## Exercise task
Skip the pictures. Transcribe the rest of the data below without changing a word.

start

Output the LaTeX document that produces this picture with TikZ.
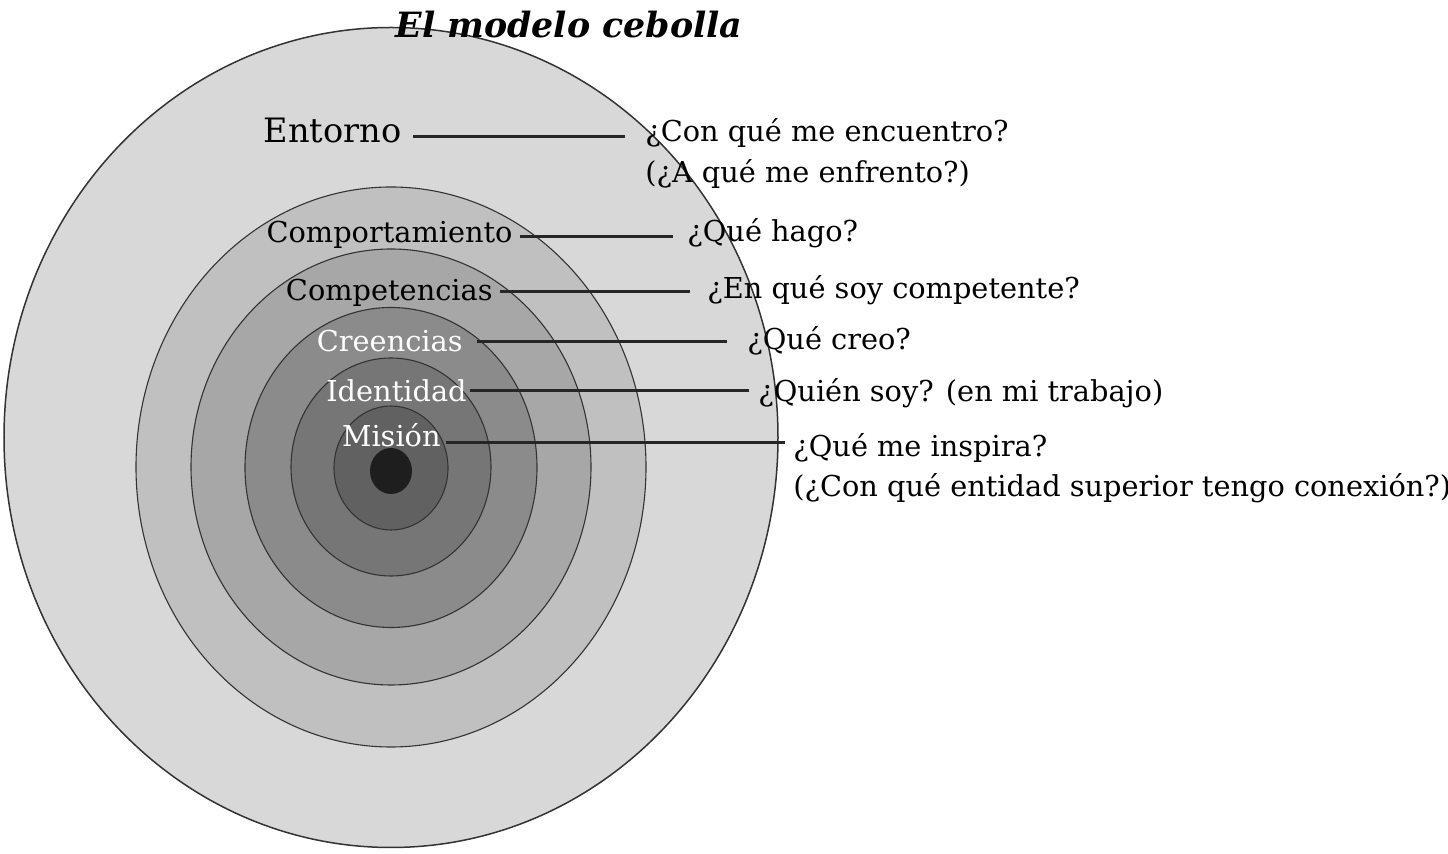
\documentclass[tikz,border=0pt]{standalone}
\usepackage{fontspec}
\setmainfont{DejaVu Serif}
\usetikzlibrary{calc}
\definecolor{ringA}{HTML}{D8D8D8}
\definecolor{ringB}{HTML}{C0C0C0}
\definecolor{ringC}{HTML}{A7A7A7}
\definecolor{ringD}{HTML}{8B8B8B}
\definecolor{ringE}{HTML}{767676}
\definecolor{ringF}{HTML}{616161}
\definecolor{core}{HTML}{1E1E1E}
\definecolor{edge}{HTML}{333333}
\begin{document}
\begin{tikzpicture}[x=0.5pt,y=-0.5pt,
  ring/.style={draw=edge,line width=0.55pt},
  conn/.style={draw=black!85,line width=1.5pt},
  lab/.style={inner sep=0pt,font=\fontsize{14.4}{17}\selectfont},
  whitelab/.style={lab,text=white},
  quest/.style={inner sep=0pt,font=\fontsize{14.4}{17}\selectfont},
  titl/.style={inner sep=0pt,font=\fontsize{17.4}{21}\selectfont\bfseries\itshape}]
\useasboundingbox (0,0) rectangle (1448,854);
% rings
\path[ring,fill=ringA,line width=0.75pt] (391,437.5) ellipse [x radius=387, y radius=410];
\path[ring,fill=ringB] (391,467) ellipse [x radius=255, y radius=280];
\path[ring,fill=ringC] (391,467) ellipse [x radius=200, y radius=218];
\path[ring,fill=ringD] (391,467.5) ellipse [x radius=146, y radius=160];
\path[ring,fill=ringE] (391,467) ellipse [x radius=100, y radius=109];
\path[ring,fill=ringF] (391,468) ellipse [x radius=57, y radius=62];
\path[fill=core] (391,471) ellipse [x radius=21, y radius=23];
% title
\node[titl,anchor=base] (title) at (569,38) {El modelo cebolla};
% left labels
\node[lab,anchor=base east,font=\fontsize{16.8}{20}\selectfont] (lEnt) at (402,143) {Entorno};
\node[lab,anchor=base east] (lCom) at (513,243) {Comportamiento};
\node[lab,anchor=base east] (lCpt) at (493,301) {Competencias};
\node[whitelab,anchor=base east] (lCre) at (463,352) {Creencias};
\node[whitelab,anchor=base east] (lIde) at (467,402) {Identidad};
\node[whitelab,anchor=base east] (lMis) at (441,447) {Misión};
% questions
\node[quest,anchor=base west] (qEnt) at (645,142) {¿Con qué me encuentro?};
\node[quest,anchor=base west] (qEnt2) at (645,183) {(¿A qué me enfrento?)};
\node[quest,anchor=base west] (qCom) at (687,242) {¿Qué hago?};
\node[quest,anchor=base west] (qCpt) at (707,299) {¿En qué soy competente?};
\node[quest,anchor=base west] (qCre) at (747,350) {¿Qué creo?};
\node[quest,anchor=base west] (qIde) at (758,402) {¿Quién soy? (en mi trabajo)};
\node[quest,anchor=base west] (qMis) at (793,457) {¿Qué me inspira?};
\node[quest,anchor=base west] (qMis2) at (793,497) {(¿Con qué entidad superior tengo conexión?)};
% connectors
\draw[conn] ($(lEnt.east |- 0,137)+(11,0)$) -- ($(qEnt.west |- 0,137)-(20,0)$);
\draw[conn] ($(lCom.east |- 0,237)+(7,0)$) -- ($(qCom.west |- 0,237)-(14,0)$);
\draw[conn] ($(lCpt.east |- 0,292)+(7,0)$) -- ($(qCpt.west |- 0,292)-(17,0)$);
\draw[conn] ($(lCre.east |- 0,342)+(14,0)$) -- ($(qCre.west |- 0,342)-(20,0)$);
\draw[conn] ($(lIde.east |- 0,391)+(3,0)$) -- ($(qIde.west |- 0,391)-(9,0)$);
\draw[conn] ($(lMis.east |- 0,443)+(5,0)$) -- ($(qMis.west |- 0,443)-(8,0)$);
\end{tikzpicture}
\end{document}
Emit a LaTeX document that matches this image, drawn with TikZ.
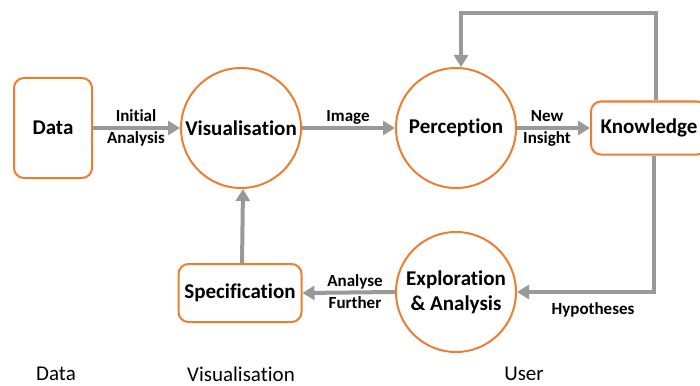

end

## Finished exercise
Output the LaTeX document that produces this picture with TikZ.
\documentclass[tikz,border=0pt]{standalone}
\usepackage{fontspec}
\setmainfont{DejaVu Serif}
\usetikzlibrary{calc}
\definecolor{ringA}{HTML}{D8D8D8}
\definecolor{ringB}{HTML}{C0C0C0}
\definecolor{ringC}{HTML}{A7A7A7}
\definecolor{ringD}{HTML}{8B8B8B}
\definecolor{ringE}{HTML}{767676}
\definecolor{ringF}{HTML}{616161}
\definecolor{core}{HTML}{1E1E1E}
\definecolor{edge}{HTML}{333333}
\begin{document}
\begin{tikzpicture}[x=0.5pt,y=-0.5pt,
  ring/.style={draw=edge,line width=0.55pt},
  conn/.style={draw=black!85,line width=1.5pt},
  lab/.style={inner sep=0pt,font=\fontsize{14.4}{17}\selectfont},
  whitelab/.style={lab,text=white},
  quest/.style={inner sep=0pt,font=\fontsize{14.4}{17}\selectfont},
  titl/.style={inner sep=0pt,font=\fontsize{17.4}{21}\selectfont\bfseries\itshape}]
\useasboundingbox (0,0) rectangle (1448,854);
% rings
\path[ring,fill=ringA,line width=0.75pt] (391,437.5) ellipse [x radius=387, y radius=410];
\path[ring,fill=ringB] (391,467) ellipse [x radius=255, y radius=280];
\path[ring,fill=ringC] (391,467) ellipse [x radius=200, y radius=218];
\path[ring,fill=ringD] (391,467.5) ellipse [x radius=146, y radius=160];
\path[ring,fill=ringE] (391,467) ellipse [x radius=100, y radius=109];
\path[ring,fill=ringF] (391,468) ellipse [x radius=57, y radius=62];
\path[fill=core] (391,471) ellipse [x radius=21, y radius=23];
% title
\node[titl,anchor=base] (title) at (569,38) {El modelo cebolla};
% left labels
\node[lab,anchor=base east,font=\fontsize{16.8}{20}\selectfont] (lEnt) at (402,143) {Entorno};
\node[lab,anchor=base east] (lCom) at (513,243) {Comportamiento};
\node[lab,anchor=base east] (lCpt) at (493,301) {Competencias};
\node[whitelab,anchor=base east] (lCre) at (463,352) {Creencias};
\node[whitelab,anchor=base east] (lIde) at (467,402) {Identidad};
\node[whitelab,anchor=base east] (lMis) at (441,447) {Misión};
% questions
\node[quest,anchor=base west] (qEnt) at (645,142) {¿Con qué me encuentro?};
\node[quest,anchor=base west] (qEnt2) at (645,183) {(¿A qué me enfrento?)};
\node[quest,anchor=base west] (qCom) at (687,242) {¿Qué hago?};
\node[quest,anchor=base west] (qCpt) at (707,299) {¿En qué soy competente?};
\node[quest,anchor=base west] (qCre) at (747,350) {¿Qué creo?};
\node[quest,anchor=base west] (qIde) at (758,402) {¿Quién soy? (en mi trabajo)};
\node[quest,anchor=base west] (qMis) at (793,457) {¿Qué me inspira?};
\node[quest,anchor=base west] (qMis2) at (793,497) {(¿Con qué entidad superior tengo conexión?)};
% connectors
\draw[conn] ($(lEnt.east |- 0,137)+(11,0)$) -- ($(qEnt.west |- 0,137)-(20,0)$);
\draw[conn] ($(lCom.east |- 0,237)+(7,0)$) -- ($(qCom.west |- 0,237)-(14,0)$);
\draw[conn] ($(lCpt.east |- 0,292)+(7,0)$) -- ($(qCpt.west |- 0,292)-(17,0)$);
\draw[conn] ($(lCre.east |- 0,342)+(14,0)$) -- ($(qCre.west |- 0,342)-(20,0)$);
\draw[conn] ($(lIde.east |- 0,391)+(3,0)$) -- ($(qIde.west |- 0,391)-(9,0)$);
\draw[conn] ($(lMis.east |- 0,443)+(5,0)$) -- ($(qMis.west |- 0,443)-(8,0)$);
\end{tikzpicture}
\end{document}
Emit a LaTeX document that matches this image, drawn with TikZ.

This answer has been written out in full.